[Short task]:
Pictures do not belong in your copy. Repeat all the other data exactly.
— BEGIN Stored data —
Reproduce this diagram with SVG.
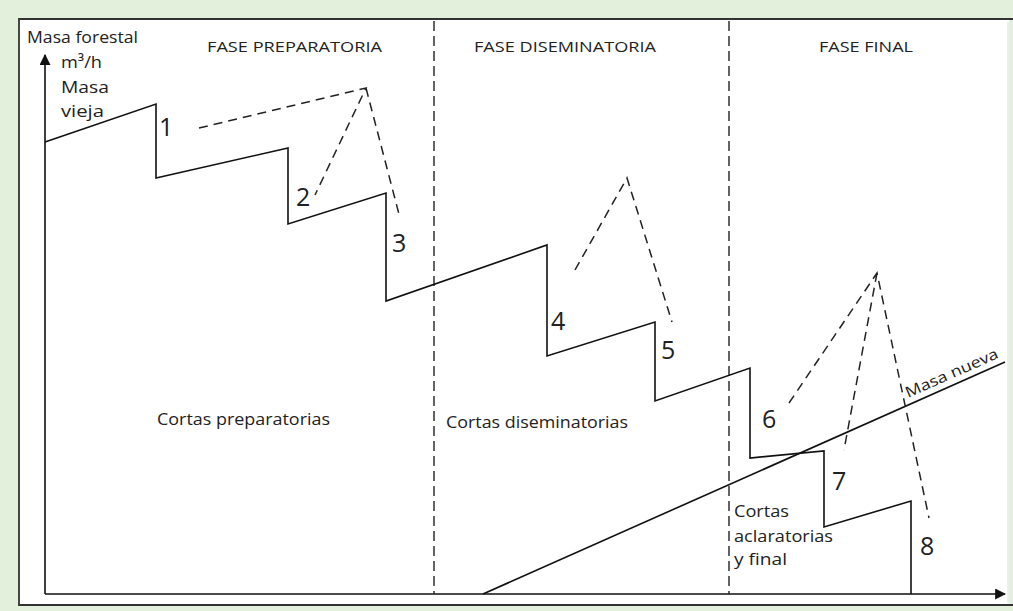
<svg xmlns="http://www.w3.org/2000/svg" width="1013" height="611" viewBox="0 0 1013 611">
  <defs>
    <style>
      .t { font-family: "Open Sans", "Noto Sans", "Liberation Sans", sans-serif; fill: #222; }
      .lbl { font-size: 15px; }
      .big { font-size: 17px; }
      .ph { font-size: 15px; }
      .num { font-size: 25px; font-family: "Open Sans", "Liberation Sans", sans-serif; fill: #222; }
      .solid { fill: none; stroke: #111; stroke-width: 1.6; stroke-linejoin: miter; }
      .dash { fill: none; stroke: #222; stroke-width: 1.5; stroke-dasharray: 9 6; }
      .vdash { fill: none; stroke: #222; stroke-width: 1.4; stroke-dasharray: 10 5; }
    </style>
    <marker id="arr" viewBox="0 0 10 10" refX="9" refY="5" markerWidth="11" markerHeight="11" markerUnits="userSpaceOnUse" orient="auto">
      <path d="M0,0 L10,5 L0,10 Z" fill="#111"/>
    </marker>
  </defs>

  <rect x="0" y="0" width="1013" height="611" fill="#e3f0db"/>
  <rect x="19" y="19" width="990" height="586" fill="#ffffff"/>
  <path d="M1013,19 L19,19 L19,605 L1013,605" fill="none" stroke="#333" stroke-width="1.8"/>
  <line x1="1008" y1="22" x2="1008" y2="603" stroke="#ddd" stroke-width="1"/>

  <g id="axes">
    <line x1="45" y1="594" x2="45" y2="55" stroke="#111" stroke-width="1.6" marker-end="url(#arr)"/>
    <line x1="45" y1="594" x2="1005" y2="594" stroke="#111" stroke-width="1.6" marker-end="url(#arr)"/>
  </g>

  <g id="phase-dividers">
    <line class="vdash" x1="434" y1="21" x2="434" y2="594"/>
    <line class="vdash" x1="729" y1="21" x2="729" y2="594"/>
  </g>

  <g id="connectors">
    <path id="masa-vieja" class="solid" d="M45,142 L156,104 L156,178 L288,148 L288,224 L386,193 L386,301 L547,245 L547,356 L655,322 L655,401 L750,368 L750,458 L824,451 L824,527 L911,501 L911,594"/>
    <path id="masa-nueva-line" class="solid" d="M483,594 L1005,362"/>
    <path id="peak1" class="dash" d="M199,128 L366,88 L315,195 M366,88 L400,218"/>
    <path id="peak2" class="dash" d="M575,270 L627,178 L672,322"/>
    <path id="peak3" class="dash" d="M789,403 L877,273 L929,518 M877,273 L844,450"/>
  </g>

  <g id="axis-labels">
    <text class="t big" x="27" y="43" textLength="111" lengthAdjust="spacingAndGlyphs">Masa forestal</text>
    <text class="t big" x="61" y="68" textLength="41" lengthAdjust="spacingAndGlyphs">m³/h</text>
    <text class="t big" x="61" y="93" textLength="48" lengthAdjust="spacingAndGlyphs">Masa</text>
    <text class="t big" x="61" y="117" textLength="43" lengthAdjust="spacingAndGlyphs">vieja</text>
  </g>

  <g id="phase-titles">
    <text class="t ph" x="207" y="52" textLength="175" lengthAdjust="spacingAndGlyphs">FASE PREPARATORIA</text>
    <text class="t ph" x="474" y="52" textLength="182" lengthAdjust="spacingAndGlyphs">FASE DISEMINATORIA</text>
    <text class="t ph" x="819" y="52" textLength="94" lengthAdjust="spacingAndGlyphs">FASE FINAL</text>
  </g>

  <g id="cut-labels">
    <text class="t big" x="157" y="425" textLength="173" lengthAdjust="spacingAndGlyphs">Cortas preparatorias</text>
    <text class="t big" x="446" y="428" textLength="182" lengthAdjust="spacingAndGlyphs">Cortas diseminatorias</text>
    <text class="t big" x="734" y="517" textLength="55" lengthAdjust="spacingAndGlyphs">Cortas</text>
    <text class="t big" x="734" y="542" textLength="99" lengthAdjust="spacingAndGlyphs">aclaratorias</text>
    <text class="t big" x="734" y="565" textLength="53" lengthAdjust="spacingAndGlyphs">y final</text>
    <text class="t lbl" x="908" y="398" transform="rotate(-23.9 908 398)" textLength="100" lengthAdjust="spacingAndGlyphs">Masa nueva</text>
  </g>

  <g id="numbers">
    <text class="num" x="159" y="136">1</text>
    <text class="num" x="296" y="206">2</text>
    <text class="num" x="392" y="252">3</text>
    <text class="num" x="551" y="330">4</text>
    <text class="num" x="661" y="359">5</text>
    <text class="num" x="762" y="428">6</text>
    <text class="num" x="832" y="490">7</text>
    <text class="num" x="920" y="555">8</text>
  </g>
</svg>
— END Stored data —
[Output of the exercise]:
Reproduce this diagram with SVG.
<svg xmlns="http://www.w3.org/2000/svg" width="1013" height="611" viewBox="0 0 1013 611">
  <defs>
    <style>
      .t { font-family: "Open Sans", "Noto Sans", "Liberation Sans", sans-serif; fill: #222; }
      .lbl { font-size: 15px; }
      .big { font-size: 17px; }
      .ph { font-size: 15px; }
      .num { font-size: 25px; font-family: "Open Sans", "Liberation Sans", sans-serif; fill: #222; }
      .solid { fill: none; stroke: #111; stroke-width: 1.6; stroke-linejoin: miter; }
      .dash { fill: none; stroke: #222; stroke-width: 1.5; stroke-dasharray: 9 6; }
      .vdash { fill: none; stroke: #222; stroke-width: 1.4; stroke-dasharray: 10 5; }
    </style>
    <marker id="arr" viewBox="0 0 10 10" refX="9" refY="5" markerWidth="11" markerHeight="11" markerUnits="userSpaceOnUse" orient="auto">
      <path d="M0,0 L10,5 L0,10 Z" fill="#111"/>
    </marker>
  </defs>

  <rect x="0" y="0" width="1013" height="611" fill="#e3f0db"/>
  <rect x="19" y="19" width="990" height="586" fill="#ffffff"/>
  <path d="M1013,19 L19,19 L19,605 L1013,605" fill="none" stroke="#333" stroke-width="1.8"/>
  <line x1="1008" y1="22" x2="1008" y2="603" stroke="#ddd" stroke-width="1"/>

  <g id="axes">
    <line x1="45" y1="594" x2="45" y2="55" stroke="#111" stroke-width="1.6" marker-end="url(#arr)"/>
    <line x1="45" y1="594" x2="1005" y2="594" stroke="#111" stroke-width="1.6" marker-end="url(#arr)"/>
  </g>

  <g id="phase-dividers">
    <line class="vdash" x1="434" y1="21" x2="434" y2="594"/>
    <line class="vdash" x1="729" y1="21" x2="729" y2="594"/>
  </g>

  <g id="connectors">
    <path id="masa-vieja" class="solid" d="M45,142 L156,104 L156,178 L288,148 L288,224 L386,193 L386,301 L547,245 L547,356 L655,322 L655,401 L750,368 L750,458 L824,451 L824,527 L911,501 L911,594"/>
    <path id="masa-nueva-line" class="solid" d="M483,594 L1005,362"/>
    <path id="peak1" class="dash" d="M199,128 L366,88 L315,195 M366,88 L400,218"/>
    <path id="peak2" class="dash" d="M575,270 L627,178 L672,322"/>
    <path id="peak3" class="dash" d="M789,403 L877,273 L929,518 M877,273 L844,450"/>
  </g>

  <g id="axis-labels">
    <text class="t big" x="27" y="43" textLength="111" lengthAdjust="spacingAndGlyphs">Masa forestal</text>
    <text class="t big" x="61" y="68" textLength="41" lengthAdjust="spacingAndGlyphs">m³/h</text>
    <text class="t big" x="61" y="93" textLength="48" lengthAdjust="spacingAndGlyphs">Masa</text>
    <text class="t big" x="61" y="117" textLength="43" lengthAdjust="spacingAndGlyphs">vieja</text>
  </g>

  <g id="phase-titles">
    <text class="t ph" x="207" y="52" textLength="175" lengthAdjust="spacingAndGlyphs">FASE PREPARATORIA</text>
    <text class="t ph" x="474" y="52" textLength="182" lengthAdjust="spacingAndGlyphs">FASE DISEMINATORIA</text>
    <text class="t ph" x="819" y="52" textLength="94" lengthAdjust="spacingAndGlyphs">FASE FINAL</text>
  </g>

  <g id="cut-labels">
    <text class="t big" x="157" y="425" textLength="173" lengthAdjust="spacingAndGlyphs">Cortas preparatorias</text>
    <text class="t big" x="446" y="428" textLength="182" lengthAdjust="spacingAndGlyphs">Cortas diseminatorias</text>
    <text class="t big" x="734" y="517" textLength="55" lengthAdjust="spacingAndGlyphs">Cortas</text>
    <text class="t big" x="734" y="542" textLength="99" lengthAdjust="spacingAndGlyphs">aclaratorias</text>
    <text class="t big" x="734" y="565" textLength="53" lengthAdjust="spacingAndGlyphs">y final</text>
    <text class="t lbl" x="908" y="398" transform="rotate(-23.9 908 398)" textLength="100" lengthAdjust="spacingAndGlyphs">Masa nueva</text>
  </g>

  <g id="numbers">
    <text class="num" x="159" y="136">1</text>
    <text class="num" x="296" y="206">2</text>
    <text class="num" x="392" y="252">3</text>
    <text class="num" x="551" y="330">4</text>
    <text class="num" x="661" y="359">5</text>
    <text class="num" x="762" y="428">6</text>
    <text class="num" x="832" y="490">7</text>
    <text class="num" x="920" y="555">8</text>
  </g>
</svg>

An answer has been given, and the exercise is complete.